Why does this elementary crisis of the working class not force politics to challenge and change a system that is so unbearable? 

Farm labourers (shoe makers, coal heavers, cotton weavers etc) found it very hard to collect their class together, bring their demands together, and to create mass action, in the early 19th century. Yet the Chartists nearly broke the most powerful state in the world. The car factory workers in the 1930's USA led the New Deal much further than FDR. Their strikes and lockdowns provoked new state governors, linked across the continent from ports in San Fransisco to the New York rag trade and increased wages and maintained employment in a desperate period. The Social Democratic politicians may have shot their bolt today. But working class people can and will again create the means to build up new unities and bring in old and new workers' unions to take up the major crises of their lives. There are new hints already surfacing. The Scottish young want independence for what? To put up flags and sing patriotic songs? No. This is a new unity beginning to work out the design for a new society. A large part of the UK NHS is working to define its base in society and the means to guarantee its resources independent of Westminster. 

To summarise; we are not getting working class decisions to 'go Tory' - anymore than the working class supported Thatcher in the 1980s. Working class people determine immediate and direct responses in what is a field, the far distant political classes, of little interest and less connection. Following the 1950s in Britain, Westminster politics as such were seen, gradually, as a deeply disinteresting part of society, largely owned by a different class. Indeed, after WW2 the working class has trailed away from the interests of Britain's so called democracy and, latterly under Blair, even the remains of the Labour Party. Inevitably, the association with the mystical politics in Westminster only erupts where there is a direct interest and, as working class life becomes more difficult every day, only a direct interest works for obvious reasons. 

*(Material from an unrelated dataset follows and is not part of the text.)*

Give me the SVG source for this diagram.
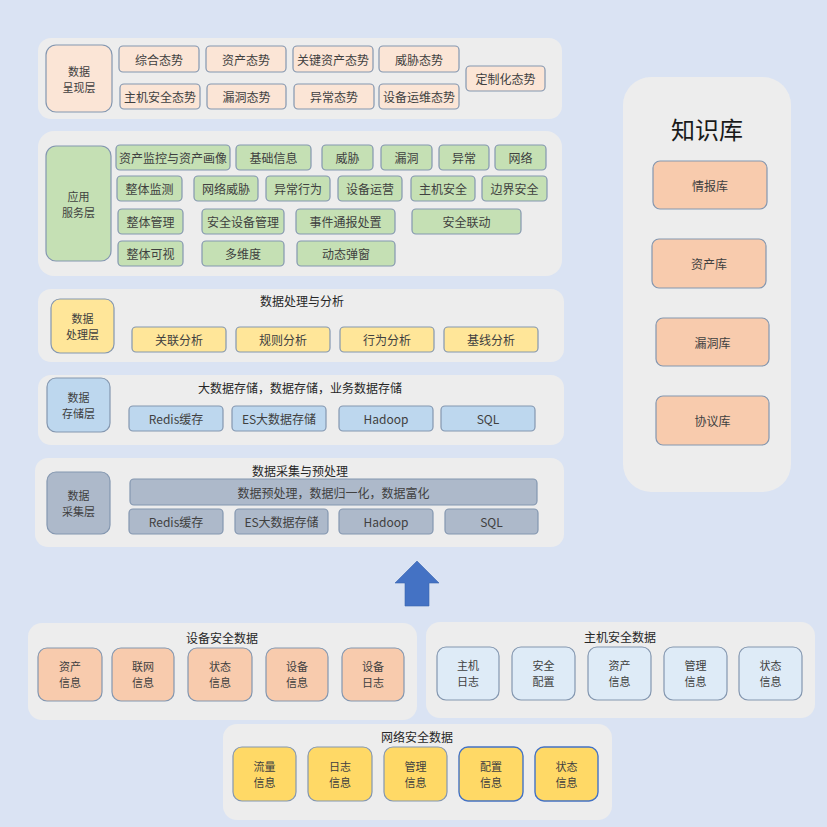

Attlee delivered the NHS. Thatcher, after defeating the most radical unions, sold out public housing. Boris threw down Brexit. But politics does not belong to the working class. They have to make their own. 

Here are some examples of working class politics in the UK. Bristol youth, led by black youth, the most impoverished sector of the city, toppled a slaver's statue in the river. The same people have started the battle, now enshrined by the Queen's speech, to push the police back against their new rights to stop demonstrations. (The core of the Jilet Jaune movement in France.) Black Lives Matter and women's self-defence have broken out of the lock-down defined by the police and Westminster politics. Major meetings are trying to bring the NHS into the hands of those who need it. It could be added that 10 million voters stood by Corbyn's reforms - despite the real role of Westminster politics and its powerful allies. (The well expected tragedy was the failure of Corbyn and his MPs to set up a new party based on the 10 million.) The voters in Scotland have decided their own politics - which will have to break Westminster if it is to win. In Northern Ireland a new Ireland is being created - outside the UK. 

The real creation of working class politics is yet to come, but from the Charter, the mass unions, the beginnings of the Labour Party, and now the growing response to the deep difficulties of working class life, there is more than hints of a new sort of change.